═══ Source excerpt

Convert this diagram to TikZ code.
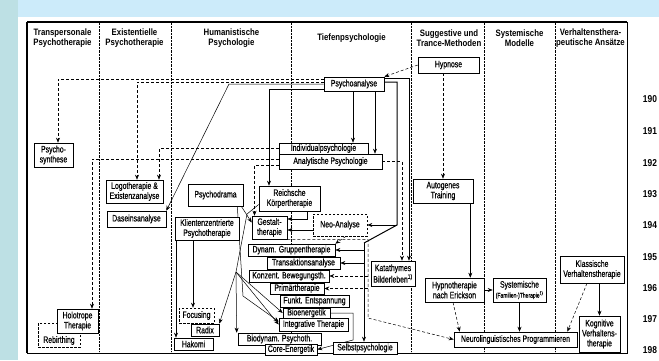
\documentclass[tikz,border=0pt]{standalone}
\usepackage{fontspec}
\setmainfont{Liberation Sans}[FakeStretch=0.74]
\newfontfamily\boxfont{Liberation Sans}[FakeStretch=0.74, FakeBold=0.5]
\newfontfamily\hdrfont{Liberation Sans}[FakeStretch=0.84]
\usetikzlibrary{arrows.meta}
\definecolor{stripc}{HTML}{BDE0E4}
\definecolor{bandc}{HTML}{CCEBFA}
\pgfdeclarelayer{bg}
\pgfsetlayers{bg,main}
\begin{document}
\begin{tikzpicture}[x=1pt,y=-1pt,
  box/.style={draw, line width=0.6pt, fill=white, inner sep=0pt, align=center,
    font=\boxfont\fontsize{9.3}{10}\selectfont},
  dbox/.style={box, dash pattern=on 2.5pt off 1.5pt},
  sz/.style 2 args={minimum width=#1pt, minimum height=#2pt},
  arr/.style={-{Stealth[length=5pt,width=4pt]}, line width=0.5pt},
  darr/.style={arr, dash pattern=on 3pt off 2pt},
  hdr/.style={font=\hdrfont\bfseries\fontsize{9.3}{10}\selectfont, align=center, inner sep=0pt},
  yr/.style={font=\hdrfont\bfseries\fontsize{10}{10}\selectfont, inner sep=0pt},
  sep/.style={densely dotted, line width=0.4pt}]
\useasboundingbox (0,0) rectangle (659,360);

% headers
\node[hdr] (h1) at (62.5,38.5) {Transpersonale\\Psychotherapie};
\node[hdr] (h2) at (134.5,38.5) {Existentielle\\Psychotherapie};
\node[hdr] (h3) at (231.5,38.5) {Humanistische\\Psychologie};
\node[hdr] (h4) at (351.5,38.5) {Tiefenpsychologie};
\node[hdr] (h5) at (449,38.5) {Suggestive und\\Trance-Methoden};
\node[hdr] (h6) at (519.5,38.5) {Systemische\\Modelle};
\node[hdr] (h7) at (590.5,38.5) {Verhaltensthera-\\peutische Ansätze};

% years
\node[yr] (y0) at (650,99.5) {190};
\node[yr] (y1) at (650,131) {191};
\node[yr] (y2) at (650,163) {192};
\node[yr] (y3) at (650,194) {193};
\node[yr] (y4) at (650,225) {194};
\node[yr] (y5) at (650,257) {195};
\node[yr] (y6) at (650,288) {196};
\node[yr] (y7) at (650,319) {197};
\node[yr] (y8) at (650,350) {198};

% boxes
\node[box, sz={60}{14}] (psa) at (354,84) {Psychoanalyse};
\node[box, sz={61}{16}] (hyp) at (448.5,65) {Hypnose};
\node[box, sz={39}{24}] (psy) at (53.5,155) {Psycho-\\synthese};
\node[box, sz={57}{23}] (logo) at (134.5,191.5) {Logotherapie \&\\Existenzanalyse};
\node[box, sz={59}{16}] (dasein) at (136.5,219) {Daseinsanalyse};
\node[box, sz={55}{22}] (pdrama) at (215.5,195) {Psychodrama};
\node[box, sz={64}{23}] (klient) at (207,228.5) {Klientenzentrierte\\Psychotherapie};
\node[box, sz={89}{11}] (indiv) at (323.5,148.5) {Individualpsychologie};
\node[box, sz={103}{15}] (analyt) at (330.5,161.5) {Analytische Psychologie};
\node[box, sz={61}{25}] (reich) at (289.5,198.5) {Reichsche\\Körpertherapie};
\node[box, sz={35}{23}] (gestalt) at (269.5,227.5) {Gestalt-\\therapie};
\node[dbox, sz={54}{22}] (neo) at (340,225) {Neo-Analyse};
\node[box, sz={60}{24}] (auto) at (443,191) {Autogenes\\Training};
\node[box, sz={87}{12}] (dynam) at (291.5,250) {Dynam. Gruppentherapie};
\node[box, sz={73}{12}] (trans) at (303.5,263) {Transaktionsanalyse};
\node[box, sz={80}{12}] (konz) at (289,276) {Konzent. Bewegungsth.};
\node[box, sz={54}{11}] (primar) at (297,288.5) {Primärtherapie};
\node[box, sz={69}{12}] (funkt) at (314.5,301) {Funkt. Entspannung};
\node[box, sz={47}{10}] (bioen) at (306.5,313) {Bioenergetik};
\node[box, sz={69}{13}] (integ) at (313.5,324.5) {Integrative Therapie};
\node[box, sz={83}{12}] (biodyn) at (279.5,339) {Biodynam. Psychoth.};
\node[box, sz={52}{11}] (core) at (291,349.5) {Core-Energetik};
\node[box, sz={64}{12}] (selbst) at (365,348) {Selbstpsychologie};
\node[box, sz={44}{25}] (katat) at (393,273.5) {Katathymes\\Bilderleben\textsuperscript{1)}};
\node[box, sz={59}{24}] (hypno) at (454.5,290) {Hypnotherapie\\nach Erickson};
\node[box, sz={53}{24}] (syst) at (519.5,290) {Systemische\\{\fontsize{6.8}{7}\selectfont (Familien-)Therapie\textsuperscript{1)}}};
\node[box, sz={64}{27}] (klass) at (592,269.5) {Klassische\\Verhaltenstherapie};
\node[box, sz={41}{36}] (kogn) at (599.5,334) {Kognitive\\Verhaltens-\\therapie};
\node[box, sz={123}{15}] (nlp) at (515.5,339.5) {Neurolinguistisches Programmieren};
\node[dbox, sz={35}{15}] (focus) at (196.5,315.5) {Focusing};
\node[box, sz={28}{12}] (radix) at (205,330) {Radix};
\node[box, sz={39}{12}] (hakomi) at (193.5,344) {Hakomi};
\node[dbox, sz={42}{24}] (rebirth) at (59,335) {};
\node[inner sep=0pt, font=\boxfont\fontsize{9.3}{10}\selectfont] (rebirthT) at (59,340.5) {Rebirthing};
\node[box, sz={41}{24}] (holo) at (77.5,321) {Holotrope\\Therapie};

\begin{pgfonlayer}{bg}
\fill[stripc] (0,0) rectangle (18,360);
\fill[bandc] (18,0) rectangle (659,17);
\draw[line width=0.8pt] (27,22) rectangle (627,353);
\draw[line width=1.6pt] (27,22) -- (627,22);
\draw[line width=1.2pt] (27,22) -- (27,353);
\foreach \xx in {99,171,291,411,484,555} \draw[sep] (\xx,23) -- (\xx,352);

% Hypnose
\draw[darr] (hyp.west) -- (psa.north east);
\draw[darr] (auto.north |- hyp.south) -- (auto.north);
\draw[arr] ([xshift=-3pt]auto.south east) -- ([xshift=-3pt]auto.south east |- hypno.north);
\draw[arr] (hypno.east) -- (syst.west);
\draw[darr] ([xshift=-1.5pt]hypno.south) -- ([xshift=6pt]nlp.north west);
\draw[arr] (syst.south) -- (syst.south |- nlp.north);
\draw[arr] (kogn.north |- klass.south) -- (kogn.north);
\draw[darr] ([xshift=-5pt]klass.south) -- ([xshift=-10pt]nlp.north east);

% Gestalt -> NLP etc.
\coordinate (g1) at (368,239.5);
\coordinate (g2) at (368,318);
\draw[darr] (gestalt.south east) -- (g1) -- (g2) -- (nlp.west);
\draw[darr] (g1 |- konz.east) -- (konz.east);
\draw[darr] (g1 |- primar.east) -- (primar.east);

% Psychoanalyse right side
\draw[darr] (analyt.east) -| ([xshift=9pt]katat.north);
\draw[arr] ([yshift=6pt]psa.east) -| ([xshift=16pt]katat.north);
\coordinate (t1) at (397,82);
\coordinate (t2) at (397,225);
\coordinate (t3) at (364,243);
\draw[line width=1pt] ([yshift=2pt]psa.east) -- (t1) -- (t2) -- (t3);
\draw[arr] (t3) -- (t3 |- selbst.north);
\draw[arr] (t2) -- (neo.east);
\draw[arr] (t3 |- dynam.east) -- (dynam.east);
\draw[arr] (t3 |- trans.east) -- (trans.east);

% Psychoanalyse down / left
\draw[arr] ([xshift=-1pt]psa.south) -- ([xshift=-1pt]psa.south |- indiv.north);
\draw[arr] ([xshift=21pt]psa.south) -- ([xshift=21pt]psa.south |- analyt.north);
\draw[arr] ([yshift=-5pt]psa.west) -| ([xshift=-20.5pt]reich.north);
\coordinate (d1) at (229,84);
\draw[arr] (psa.west) -- (d1) -- (dasein.north east);
\draw[darr] ([yshift=5pt]psa.west) -| ([xshift=4.5pt]psy.north);
\draw[darr] ([yshift=2pt]psa.west) -| ([xshift=2.5pt]logo.north);
\draw[darr] (indiv.west) -| ([xshift=24.5pt]logo.north);
\draw[darr] ([yshift=2.5pt]analyt.west) -| ([xshift=14.5pt]holo.north);
\draw[darr] ([yshift=-3.5pt]analyt.west) -| ([xshift=-15pt]gestalt.north);

% Gestalt inputs
\draw[arr] ([xshift=17.5pt]reich.south) |- ([yshift=8.5pt]gestalt.east);
\draw[arr] ([yshift=-2.5pt]gestalt.east -| neo.west) -- ([yshift=-2.5pt]gestalt.east);
\draw[darr] ([xshift=6pt]neo.south) -- (dynam.north east);
\draw[arr] ([xshift=-2pt]pdrama.south east) -- ([yshift=5pt]gestalt.west);

% Klientenzentriert
\draw[arr] ([xshift=-3.5pt]focus.north |- klient.south) -- ([xshift=-3.5pt]focus.north);
\draw[arr] ([xshift=-31pt]klient.south) -- ([xshift=-31pt]klient.south |- hakomi.north);

% body therapies fan
\coordinate (F) at (236,272);
\coordinate (r1) at (247,214);
\draw[line width=0.5pt] ([yshift=-6pt]reich.west) -- (r1) -- (F);
\draw[arr] (F) -- (radix.north east);
\draw[arr] (F) -- ([xshift=-1pt]biodyn.north west);
\draw[arr] (F) -- (bioen.west);
\draw[arr] (F) -- (integ.west);
\coordinate (p1) at (243,296);
\draw[arr] ([xshift=-6pt]pdrama.south east) -- (p1) -- ([yshift=3pt]integ.west);
\coordinate (c1) at (353,340);
\draw[arr] (bioen.east) -| (c1) -- (core.east);
\end{pgfonlayer}
\end{tikzpicture}
\end{document}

══════

▶ _Exercise requirements_
From the first line above through the line containing "(h7) at (590.5,38.5)", copy everything exactly, without the pictures.

▶ _Task output_
Convert this diagram to TikZ code.
\documentclass[tikz,border=0pt]{standalone}
\usepackage{fontspec}
\setmainfont{Liberation Sans}[FakeStretch=0.74]
\newfontfamily\boxfont{Liberation Sans}[FakeStretch=0.74, FakeBold=0.5]
\newfontfamily\hdrfont{Liberation Sans}[FakeStretch=0.84]
\usetikzlibrary{arrows.meta}
\definecolor{stripc}{HTML}{BDE0E4}
\definecolor{bandc}{HTML}{CCEBFA}
\pgfdeclarelayer{bg}
\pgfsetlayers{bg,main}
\begin{document}
\begin{tikzpicture}[x=1pt,y=-1pt,
  box/.style={draw, line width=0.6pt, fill=white, inner sep=0pt, align=center,
    font=\boxfont\fontsize{9.3}{10}\selectfont},
  dbox/.style={box, dash pattern=on 2.5pt off 1.5pt},
  sz/.style 2 args={minimum width=#1pt, minimum height=#2pt},
  arr/.style={-{Stealth[length=5pt,width=4pt]}, line width=0.5pt},
  darr/.style={arr, dash pattern=on 3pt off 2pt},
  hdr/.style={font=\hdrfont\bfseries\fontsize{9.3}{10}\selectfont, align=center, inner sep=0pt},
  yr/.style={font=\hdrfont\bfseries\fontsize{10}{10}\selectfont, inner sep=0pt},
  sep/.style={densely dotted, line width=0.4pt}]
\useasboundingbox (0,0) rectangle (659,360);

% headers
\node[hdr] (h1) at (62.5,38.5) {Transpersonale\\Psychotherapie};
\node[hdr] (h2) at (134.5,38.5) {Existentielle\\Psychotherapie};
\node[hdr] (h3) at (231.5,38.5) {Humanistische\\Psychologie};
\node[hdr] (h4) at (351.5,38.5) {Tiefenpsychologie};
\node[hdr] (h5) at (449,38.5) {Suggestive und\\Trance-Methoden};
\node[hdr] (h6) at (519.5,38.5) {Systemische\\Modelle};
\node[hdr] (h7) at (590.5,38.5) {Verhaltensthera-\\peutische Ansätze};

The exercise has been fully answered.